Ricky Craven’s split-second victory at Darlington Raceway was one all drivers have dreamed about.
Some kids fantasize about hitting a game-winning home run with two outs in the bottom of the ninth or sinking a three-pointer for the win at the buzzer.
Ricky Craven’s big moment came Sunday at Darlington Raceway, winning by inches after covering the last 200 yards of the Carolina Dodge Dealers 400 in a metal-crunching, side-by-side duel with Kurt Busch.
The margin of victory was two thousandths of a second – the smallest since NASCAR introduced electronic timing in 1993.
“You sit on your couch in front of the TV when you’re a kid and you think what it would be like to win a race like that,” Craven said. “It was a perfect finish.”
The dramatic victory on one of NASCAR’s most difficult racetracks was also the culmination of a four-year comeback by Craven.
In the aftermath of the emotional win, the 32-year-old driver from Maine couldn’t help thinking back to the 1998 season, the low point of his NASCAR career when he sat out 12 races with post-concussion syndrome.
The illness was the result of hard crashes in Talladega in 1996 and in Texas the following year. Early in 1998, Craven found himself suffering from vertigo and was advised by doctors to get out of the race car – maybe for good.
At that point, Craven could not have imagined coming back to win in Martinsville in October 2001, then topping that with the win in Darlington.
Craven, the 1995 Rookie of the Year and a driver thought to have great potential, even considered retirement. Once he decided to continue racing stock cars, there were still doubts. He wondered if anybody would be willing to take a chance on him.
“The perception in the racing community was that I was damaged goods,” Craven said. “No matter what you do, there are people who won’t believe you’re healthy. I’m sure there are people who still don’t believe I’m 100 percent.”
Car owner Cal Wells III is a believer, though. He hired Craven at the start of the 2001 season for his then-year-old PPI Motorsports team.
“He was the first person in a long time to judge me fairly,” Craven said. “Cal didn’t listen to what other people were saying. In fact, he never even asked me about my health.”
Wells, who came to Winston Cup from CART in 2001, said he had no doubts about Craven’s ability and gives much of the credit for the team’s growth to his driver.
“Rick is the one that hauls us along with him,” Wells said. “He had the credibility as a great race car driver in NASCAR’s highest formula. We just needed to back it up and we came close so many times.
“Last year, we were 10th on the laps led list, but we just couldn’t close the deal. There have been a lot of places we’ve been strong where we could have won. It’s wonderful to win in Darlington. That does certainly add some credibility.”

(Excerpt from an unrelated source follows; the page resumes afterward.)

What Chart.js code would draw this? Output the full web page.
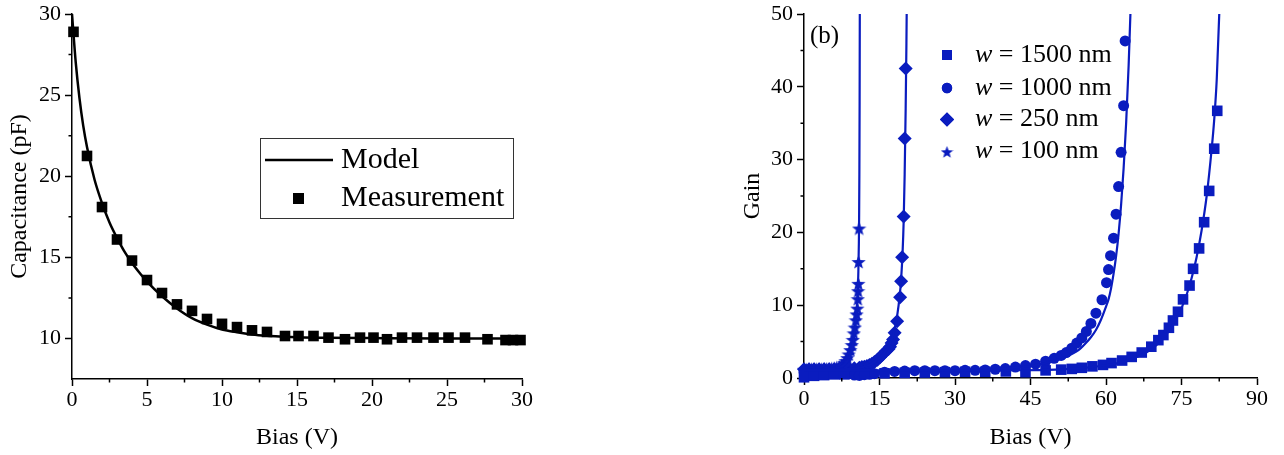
<!DOCTYPE html>
<html>
<head>
<meta charset="utf-8">
<script src="https://cdn.jsdelivr.net/npm/chart.js@4/dist/chart.umd.min.js"></script>
<style>
  body { margin: 0; background: #fff; }
  #wrap { position: relative; width: 1284px; height: 455px; overflow: hidden; }
  canvas { position: absolute; top: 0; }
  #capChart { left: 0; }
  #gainChart { left: 720px; }
</style>
</head>
<body>
<div id="wrap">
  <canvas id="capChart" width="560" height="455"></canvas>
  <canvas id="gainChart" width="564" height="455"></canvas>
</div>
<script>
// (a) capacitance vs bias
const biasMeas = [0.1, 1, 2, 3, 4, 5, 6, 7, 8, 9, 10, 11, 12, 13, 14.2, 15.1, 16.1, 17.1, 18.2, 19.2, 20.1, 21, 22, 23, 24.1, 25.1, 26.2, 27.7, 28.9, 29.4, 29.9];
const capMeas = [28.9, 21.25, 18.1, 16.1, 14.8, 13.6, 12.8, 12.1, 11.7, 11.2, 10.9, 10.7, 10.5, 10.4, 10.15, 10.15, 10.15, 10.05, 9.95, 10.05, 10.05, 9.95, 10.05, 10.05, 10.05, 10.05, 10.05, 9.95, 9.9, 9.9, 9.9];
const biasModel = [0, 0.25, 0.5, 0.75, 1, 1.5, 2, 2.5, 3, 3.5, 4, 4.5, 5, 6, 7, 8, 9, 10, 11, 12, 13, 14, 15, 17, 20, 25, 30];
const capModel = [30, 27, 24.8, 23.1, 21.8, 19.8, 18.35, 17.15, 16.2, 15.35, 14.65, 14.05, 13.5, 12.6, 11.85, 11.25, 10.85, 10.55, 10.38, 10.25, 10.17, 10.12, 10.08, 10.04, 10.02, 10.0, 10.0];

// (b) gain vs bias, one set per width
const widthLabels = ['1500', '1000', '250', '100'];
const bias1500 = [0, 2, 4, 6, 8, 12, 16, 20, 24, 28, 32, 36, 40.1, 44, 48, 51.1, 53.2, 55.2, 57.3, 59.4, 61.1, 63.2, 65.1, 67.1, 69, 70.4, 71.4, 72.5, 73.3, 74.3, 75.3, 76.6, 77.3, 78.5, 79.5, 80.5, 81.5, 82.1];
const gain1500 = [0.1, 0.3, 0.4, 0.5, 0.5, 0.6, 0.65, 0.7, 0.75, 0.8, 0.85, 0.85, 0.9, 0.8, 1.05, 1.15, 1.25, 1.4, 1.6, 1.8, 2.05, 2.4, 2.9, 3.5, 4.3, 5.2, 5.9, 6.9, 7.9, 9.1, 10.8, 12.7, 15.0, 17.8, 21.4, 25.7, 31.5, 36.7];
const bias1000 = [0, 1.5, 3, 4.5, 6, 7.5, 9, 10, 11, 12, 13, 14, 16, 18, 20, 22, 24, 26, 28, 30, 32, 34, 36, 38, 40, 42, 44, 46, 48, 49.7, 51.1, 52.1, 53.2, 54.2, 55.2, 56.1, 57, 58, 59.2, 60.1, 60.5, 60.9, 61.5, 62, 62.5, 63, 63.5, 63.8];
const gain1000 = [0.9, 0.9, 0.85, 0.85, 0.8, 0.7, 0.6, 0.4, 0.35, 0.45, 0.5, 0.6, 0.8, 0.9, 0.95, 1.0, 1.0, 1.0, 1.0, 1.0, 1.05, 1.05, 1.1, 1.2, 1.3, 1.5, 1.7, 1.9, 2.3, 2.7, 3.1, 3.5, 4.1, 4.8, 5.5, 6.4, 7.5, 8.9, 10.75, 13.1, 14.9, 16.8, 19.2, 22.5, 26.3, 31.0, 37.4, 46.3];
const bias250 = [0, 1, 2, 3, 4, 5, 6, 7, 8, 9, 10, 11, 11.5, 12, 12.5, 13, 13.5, 14, 14.6, 15.1, 15.6, 16.3, 16.8, 17.1, 17.4, 17.7, 18, 18.5, 19.1, 19.3, 19.5, 19.8, 20.0, 20.2];
const gain250 = [1.2, 1.2, 1.2, 1.2, 1.2, 1.2, 1.2, 1.25, 1.25, 1.3, 1.35, 1.4, 1.5, 1.55, 1.65, 1.8, 1.95, 2.2, 2.5, 2.85, 3.2, 3.7, 4.0, 4.3, 4.8, 5.3, 6.2, 7.8, 11.1, 13.3, 16.6, 22.2, 32.9, 42.5];
const bias100 = [0, 0.5, 1, 1.5, 2, 2.5, 3, 3.5, 4, 4.5, 5, 5.5, 6, 6.5, 7, 7.5, 8, 8.3, 8.6, 8.9, 9.2, 9.5, 9.7, 9.9, 10.1, 10.3, 10.45, 10.6, 10.7, 10.75, 10.8, 10.85, 10.95];
const gain100 = [1.2, 1.2, 1.25, 1.25, 1.25, 1.25, 1.25, 1.25, 1.3, 1.3, 1.3, 1.35, 1.4, 1.5, 1.6, 1.8, 2.1, 2.4, 2.8, 3.3, 3.9, 4.6, 5.3, 6.2, 7.0, 8.0, 8.8, 9.6, 10.9, 12.0, 13.0, 16.0, 20.6];

// model curves
const fitBias1500 = [0, 20, 40, 50, 55, 60, 63, 66, 68, 70, 72, 74, 75, 76, 77, 78, 79, 80, 81, 81.5, 82, 82.5, 82.8];
const fitGain1500 = [1.0, 1.0, 1.05, 1.15, 1.35, 1.75, 2.15, 2.85, 3.5, 4.5, 6.0, 8.2, 9.6, 11.4, 13.7, 16.6, 20.3, 25, 31.5, 35.5, 41, 50, 57];
const fitBias1000 = [0, 10, 20, 30, 36, 40, 44, 47, 50, 52, 54, 55, 56, 57, 58, 59, 60, 60.5, 61, 61.5, 62, 62.5, 63, 63.5, 64, 64.5, 65, 65.3];
const fitGain1000 = [1.0, 1.0, 1.02, 1.08, 1.15, 1.3, 1.55, 1.9, 2.4, 2.9, 3.6, 4.1, 4.8, 5.6, 6.6, 8.0, 9.8, 10.8, 12.3, 14.3, 16.7, 19.8, 23.8, 28.8, 35, 43, 53, 60];
const fitBias250 = [0, 5, 10, 12, 13, 14, 15, 16, 17, 17.5, 18, 18.5, 19, 19.3, 19.6, 19.8, 20.0, 20.2, 20.35, 20.5];
const fitGain250 = [1.1, 1.15, 1.3, 1.55, 1.8, 2.2, 2.75, 3.5, 4.6, 5.5, 6.7, 8.5, 11.2, 13.6, 17.5, 21.5, 28, 37, 46, 58];
const fitBias100 = [0, 2, 4, 6, 7, 8, 8.5, 9, 9.5, 10, 10.3, 10.5, 10.7, 10.8, 10.9, 10.95, 11.0, 11.05, 11.1];
const fitGain100 = [1.15, 1.18, 1.22, 1.3, 1.45, 1.8, 2.2, 2.9, 4.0, 5.9, 7.6, 9.4, 12.3, 14.6, 18.5, 22, 28, 38, 55];

const SERIF = "'Liberation Serif', 'Times New Roman', serif";
const BLUE = '#0a1cbf';
Chart.defaults.color = '#000';
Chart.defaults.font.family = SERIF;

const xy = (xs, ys) => xs.map((x, i) => ({ x: x, y: ys[i] }));

// filled five-point star for the 100 nm points
function makeStar(size, color) {
  const c = document.createElement('canvas');
  c.width = size; c.height = size;
  const g = c.getContext('2d');
  const r = size / 2, ri = r * 0.42;
  g.beginPath();
  for (let i = 0; i < 10; i++) {
    const a = -Math.PI / 2 + i * Math.PI / 5;
    const rr = i % 2 ? ri : r;
    g.lineTo(r + rr * Math.cos(a), r + 1 + rr * Math.sin(a));
  }
  g.closePath();
  g.fillStyle = color;
  g.fill();
  return c;
}
const star = makeStar(15, BLUE);
const legendStar = makeStar(13, BLUE);

// short unlabeled ticks between the major ones
const minorTicks = {
  id: 'minorTicks',
  afterDraw(chart, args, opts) {
    const { ctx, chartArea: a, scales } = chart;
    ctx.save();
    ctx.strokeStyle = '#000';
    ctx.lineWidth = 1.5;
    ctx.beginPath();
    const xs = scales.x, ys = scales.y;
    for (let v = xs.min + opts.xStep; v < xs.max; v += opts.xStep * 2) {
      const p = xs.getPixelForValue(v);
      ctx.moveTo(p, a.bottom); ctx.lineTo(p, a.bottom + opts.len);
    }
    for (let v = opts.yFirst; v < ys.max; v += opts.yStep * 2) {
      const p = ys.getPixelForValue(v);
      ctx.moveTo(a.left, p); ctx.lineTo(a.left - opts.len, p);
    }
    ctx.stroke();
    ctx.restore();
  }
};

function axis(opts) {
  return Object.assign({
    type: 'linear',
    grid: { drawOnChartArea: false, tickLength: 7, tickColor: '#000', tickWidth: 1.5 },
    border: { color: '#000', width: 1.5 }
  }, opts);
}

// fixed axis box so the plot area lands where it should
const fixY = w => s => { s.width = w; s.paddingTop = 0; s.paddingBottom = 0; };
const fixX = h => s => { s.height = h; s.paddingLeft = 0; s.paddingRight = 0; };

// ---------- capacitance chart ----------
const capLegend = {
  id: 'capLegend',
  afterDraw(chart) {
    const ctx = chart.ctx;
    ctx.save();
    ctx.strokeStyle = '#333';
    ctx.lineWidth = 1;
    ctx.strokeRect(260.5, 138.5, 253, 80);
    ctx.strokeStyle = '#000';
    ctx.lineWidth = 2.5;
    ctx.beginPath();
    ctx.moveTo(265, 160); ctx.lineTo(333, 160);
    ctx.stroke();
    ctx.fillStyle = '#000';
    ctx.fillRect(293, 193, 11, 11);
    ctx.font = '30px ' + SERIF;
    ctx.textBaseline = 'middle';
    ctx.fillText('Model', 341, 160);
    ctx.fillText('Measurement', 341, 198);
    ctx.restore();
  }
};

new Chart(document.getElementById('capChart'), {
  type: 'scatter',
  data: {
    datasets: [
      {
        label: 'Measurement',
        data: xy(biasMeas, capMeas),
        pointStyle: 'rect',
        pointRadius: 7.5,
        pointBorderWidth: 0,
        backgroundColor: '#000',
        clip: false
      },
      {
        label: 'Model',
        data: xy(biasModel, capModel),
        showLine: true,
        pointRadius: 0,
        borderColor: '#000',
        borderWidth: 2.5,
        cubicInterpolationMode: 'monotone'
      }
    ]
  },
  options: {
    responsive: false,
    animation: false,
    layout: { padding: { top: 14, right: 38, left: 0, bottom: 0 } },
    plugins: {
      legend: { display: false },
      tooltip: { enabled: false },
      minorTicks: { xStep: 2.5, yStep: 2.5, yFirst: 12.5, len: 3.5 }
    },
    scales: {
      x: axis({
        min: 0, max: 30,
        ticks: { stepSize: 5, font: { size: 22 }, padding: 1 },
        title: { display: true, text: 'Bias (V)', font: { size: 24 }, padding: { top: 0, bottom: 3 } },
        afterFit: fixX(76)
      }),
      y: axis({
        min: 7.5, max: 30,
        ticks: { stepSize: 5, font: { size: 22 }, padding: 4 },
        afterBuildTicks: s => { s.ticks = s.ticks.filter(t => t.value % 5 === 0); },
        title: { display: true, text: 'Capacitance (pF)', font: { size: 24 }, padding: { top: 5, bottom: 0 } },
        afterFit: fixY(72)
      })
    }
  },
  plugins: [minorTicks, capLegend]
});

// ---------- gain chart ----------
const styles = ['rect', 'circle', 'rectRot', star];
const radii = [7.5, 5.5, 7, 7.5];
const measured = [xy(bias1500, gain1500), xy(bias1000, gain1000), xy(bias250, gain250), xy(bias100, gain100)];
const fitted = [xy(fitBias1500, fitGain1500), xy(fitBias1000, fitGain1000), xy(fitBias250, fitGain250), xy(fitBias100, fitGain100)];

const gainDatasets = [];
fitted.forEach((d, i) => gainDatasets.push({
  label: 'fit ' + widthLabels[i],
  data: d,
  showLine: true,
  pointRadius: 0,
  borderColor: BLUE,
  borderWidth: 2.2,
  cubicInterpolationMode: 'monotone'
}));
measured.forEach((d, i) => gainDatasets.push({
  label: widthLabels[i] + ' nm',
  data: d,
  pointStyle: styles[i],
  pointRadius: radii[i],
  pointBorderWidth: 0,
  backgroundColor: BLUE,
  clip: false
}));

const gainLegend = {
  id: 'gainLegend',
  afterDraw(chart) {
    const ctx = chart.ctx;
    ctx.save();
    ctx.fillStyle = '#000';
    ctx.textBaseline = 'middle';
    ctx.font = '25px ' + SERIF;
    ctx.fillText('(b)', 90, 36);
    const rows = [55, 88, 119.5, 151.5];
    const marks = ['rect', 'circle', 'rectRot', legendStar];
    const sizes = [7, 5.2, 7, 0];
    widthLabels.forEach((w, i) => {
      ctx.fillStyle = BLUE;
      Chart.helpers.drawPoint(ctx, { pointStyle: marks[i], radius: sizes[i], rotation: 0, borderWidth: 0 }, 227, rows[i]);
      ctx.fill();
      ctx.fillStyle = '#000';
      ctx.font = 'italic 26px ' + SERIF;
      ctx.fillText('w', 255, rows[i]);
      const wW = ctx.measureText('w').width;
      ctx.font = '26px ' + SERIF;
      ctx.fillText(' = ' + w + ' nm', 255 + wW, rows[i]);
    });
    ctx.restore();
  }
};

new Chart(document.getElementById('gainChart'), {
  type: 'scatter',
  data: { datasets: gainDatasets },
  options: {
    responsive: false,
    animation: false,
    layout: { padding: { top: 14, right: 27, left: 0, bottom: 0 } },
    plugins: {
      legend: { display: false },
      tooltip: { enabled: false },
      minorTicks: { xStep: 7.5, yStep: 5, yFirst: 5, len: 3.5 }
    },
    scales: {
      x: axis({
        min: 0, max: 90,
        ticks: { stepSize: 15, font: { size: 22 }, padding: 1 },
        title: { display: true, text: 'Bias (V)', font: { size: 24 }, padding: { top: 0, bottom: 3 } },
        afterFit: fixX(77)
      }),
      y: axis({
        min: 0, max: 50,
        ticks: { stepSize: 10, font: { size: 22 }, padding: 4 },
        title: { display: true, text: 'Gain', font: { size: 24 }, padding: { top: 18, bottom: 0 } },
        afterFit: fixY(84)
      })
    }
  },
  plugins: [minorTicks, gainLegend]
});
</script>
</body>
</html>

Craven is one of five 2003 race winners and goes into Sunday’s Food City 500 at Bristol Motor Speedway, tied for fifth in the season standings with Busch. Both of them trail leader Matt Kenseth by 143 points.
It’s been a long road back, but Craven doesn’t feel sorry for himself.

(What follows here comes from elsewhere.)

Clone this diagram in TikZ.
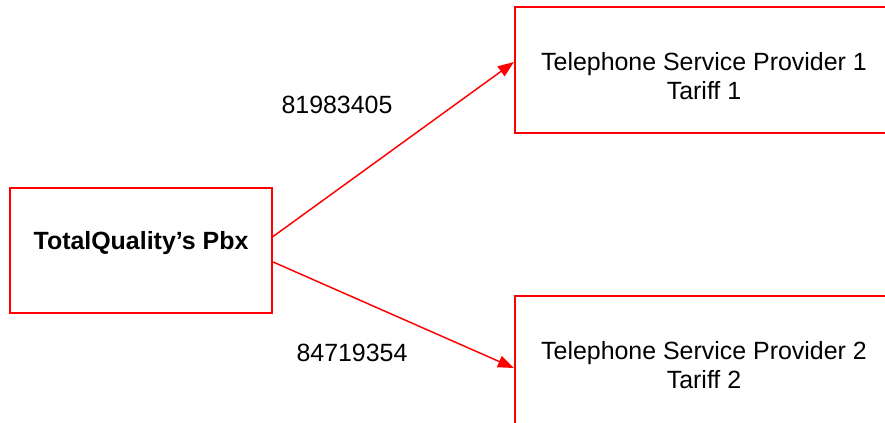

“There are some great racers that have been through some tough times,” he said. “I think it made me tougher and it made me better prepared. … Look where I am today. The last two or three years have been great.”
Whatever he does in the future, though, Craven will remember the finish at Darlington.
“I’m really excited to see the race,” he said immediately after his win. “I’m going to see it as soon as I can because the last three or four laps are kind of a blur.”
No matter how it ended or the margin of victory, though, Craven is just happy to be right where he is.
“We won and that’s just a cool, cool feeling,” he said. “I’ve got a great life. I’m lucky to have everything I have.
“I’ll be 65 years old. I’ll be sitting on the porch with my wife up on Moosehead Lake in Maine and I’ll tell this story 100,000 times about how we won. It will probably be a thousandth of a second at that point. But, two-thousandths of a second will make for a heck of a story.”